Greg Potter (Live Music Review Stories)

 

Photos by Jenny Morgan and Jeff Klapperich Singer/composer Greg Potter lingers by the stage before his set, hesitant to go up and play. He soon takes a seat on the piano bench at the Lower East Side venue, The Sidewalk Cafe, and issues a nervous look around the room. He settles into the piano, takes a deep breath, rests his fingers over the keys and closes his eyes. The Sidewalk Cafe claims the longest running open mic in New York City and since the early '90s the backroom stage has been the hot spot for the antifolk movement, with performers emerging like Beck, The Moldy Peaches and Paleface. Greg Potter, corner stage, sings what he describes playfully between songs as, "An evening of mid tempo ballads." Potter’s piano work and whispered vocal hooks are deep and dramatic with pop sensibility. The two sounds combine effectively amongst the attentive audience, creating a relaxed introspective vibe in the room. Potter's hand springs off the keys during a new song, "Who Shot the Dancer?" and I note thousands of dead, old, dusty instruments lining the walls of the back room. I lean towards the wall covered with the instruments and listen close. There is a broken tuba, guitars without any strings, a drum with no head, violin without a bow and plenty more.
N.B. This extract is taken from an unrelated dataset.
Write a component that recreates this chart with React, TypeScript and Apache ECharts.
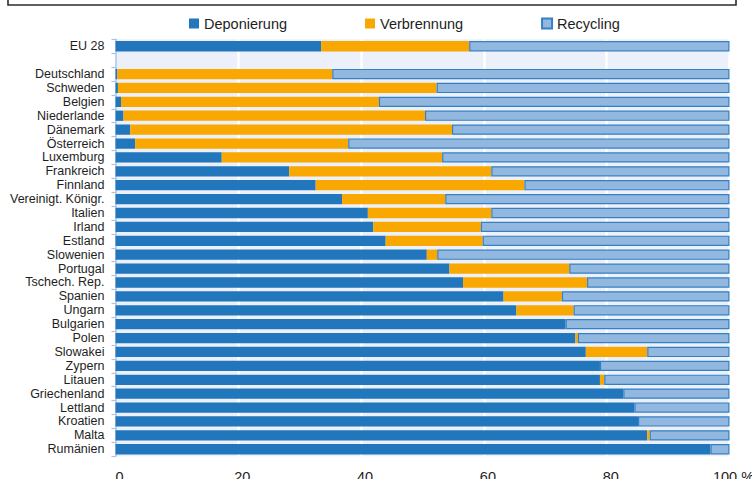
import React, { useEffect, useRef } from "react";
import * as echarts from "echarts";

const categories = [
  "EU 28", "", "Deutschland", "Schweden", "Belgien", "Niederlande", "Dänemark", "Österreich",
  "Luxemburg", "Frankreich", "Finnland", "Vereinigt. Königr.", "Italien", "Irland", "Estland",
  "Slowenien", "Portugal", "Tschech. Rep.", "Spanien", "Ungarn", "Bulgarien", "Polen",
  "Slowakei", "Zypern", "Litauen", "Griechenland", "Lettland", "Kroatien", "Malta", "Rumänien",
];

const deponierung = [
  33.5, null, 0.3, 0.4, 0.9, 1.3, 2.4, 3.2, 17.3, 28.3, 32.6, 36.9, 41.1, 42.0, 44.0,
  50.7, 54.4, 56.6, 63.2, 65.3, 73.3, 74.9, 76.6, 78.9, 78.9, 82.7, 84.5, 85.1, 86.6, 96.9,
];
const verbrennung = [
  24.1, null, 35.0, 51.9, 42.0, 49.1, 52.4, 34.7, 35.9, 32.9, 34.0, 16.8, 20.1, 17.5, 15.8,
  1.7, 19.5, 20.2, 9.5, 9.3, 0, 0.4, 10.0, 0, 0.7, 0, 0, 0, 0.4, 0,
];
const recycling = [
  42.4, null, 64.7, 47.7, 57.1, 49.6, 45.2, 62.1, 46.8, 38.8, 33.4, 46.3, 38.8, 40.5, 40.2,
  47.6, 26.1, 23.2, 27.3, 25.4, 26.7, 24.7, 13.4, 21.1, 20.4, 17.3, 15.5, 14.9, 13.0, 3.1,
];

const xTicks = [0, 20, 40, 60, 80, 100];

const FONT = "'Liberation Sans', Arial, sans-serif";

export default function App() {
  const ref = useRef<HTMLDivElement>(null);
  useEffect(() => {
    if (!ref.current) return;
    const chart = echarts.init(ref.current, null, { renderer: "svg" });
    chart.setOption({
      animation: false,
      backgroundColor: "#ffffff",
      textStyle: { fontFamily: FONT },
      graphic: [
        {
          type: "rect",
          shape: { x: 8, y: -20, width: 728, height: 25 },
          style: { fill: "none", stroke: "#2b2b2b", lineWidth: 1.6 },
          silent: true,
        },
      ],
      legend: {
        left: 184,
        top: 11,
        itemWidth: 10,
        itemHeight: 10,
        itemGap: 78,
        icon: "rect",
        textStyle: { fontSize: 14.5, color: "#1e1e1e", fontFamily: FONT },
        data: ["Deponierung", "Verbrennung", "Recycling"],
      },
      grid: {
        left: 115.5,
        right: 22.5,
        top: 39.3,
        bottom: 22.8,
        show: true,
        backgroundColor: "#ecf0fa",
        borderWidth: 0,
        containLabel: false,
        outerBoundsMode: "none",
      },
      xAxis: {
        type: "value",
        min: 0,
        max: 100,
        interval: 20,
        axisLine: { show: false },
        axisTick: { show: false },
        splitLine: { show: true, lineStyle: { color: "#ffffff", width: 2.5 } },
        axisLabel: {
          margin: 13,
          fontSize: 14.5,
          color: "#1e1e1e",
          fontFamily: FONT,
          padding: [0, 0, 0, 8],
          formatter: (v: number) => (xTicks.includes(v) ? (v === 100 ? "100 %" : String(v)) : ""),
        },
      },
      yAxis: {
        type: "category",
        data: categories,
        inverse: true,
        axisLine: { show: true, lineStyle: { color: "#a9c3e8", width: 1.5 } },
        axisTick: { show: true, length: 4, lineStyle: { color: "#a9c3e8", width: 1.2 } },
        splitLine: { show: false },
        axisLabel: {
          margin: 11,
          fontSize: 12.5,
          color: "#1e1e1e",
          fontFamily: FONT,
          interval: 0,
        },
      },
      series: [
        {
          name: "Deponierung",
          type: "bar",
          stack: "total",
          data: deponierung,
          barCategoryGap: "26%",
          itemStyle: { color: "#2176bc" },
        },
        {
          name: "Verbrennung",
          type: "bar",
          stack: "total",
          data: verbrennung,
          barCategoryGap: "26%",
          itemStyle: { color: "#f8a800" },
        },
        {
          name: "Recycling",
          type: "bar",
          stack: "total",
          data: recycling,
          barCategoryGap: "26%",
          itemStyle: { color: "#93b8df", borderColor: "#3480c3", borderWidth: 1.2 },
        },
      ],
    });
    return () => chart.dispose();
  }, []);
  return (
    <div
      ref={ref}
      style={{ position: "fixed", left: 0, top: 0, width: 752, height: 479 }}
    />
  );
}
Each instrument softly accompanies Greg Potter’s spacious piano/voice compositions, and together they become a mystical symphony. In the outside world, Greg Potter is in the middle of recording a solo EP at the NYU studios, due out at the end of this fall, with producer/engineer Julian Brau of the band Suturee. Potter’s other active project is Enid Ellen, a deep underground musical performance/experimental antifolk act, in which Potter composes all the piano parts. The up-and-coming Enid Ellen is a two-piece, and just finished tracking their first album; actually, a double album with 18 tracks just waiting to be mastered, scheduled to be out by this Halloween.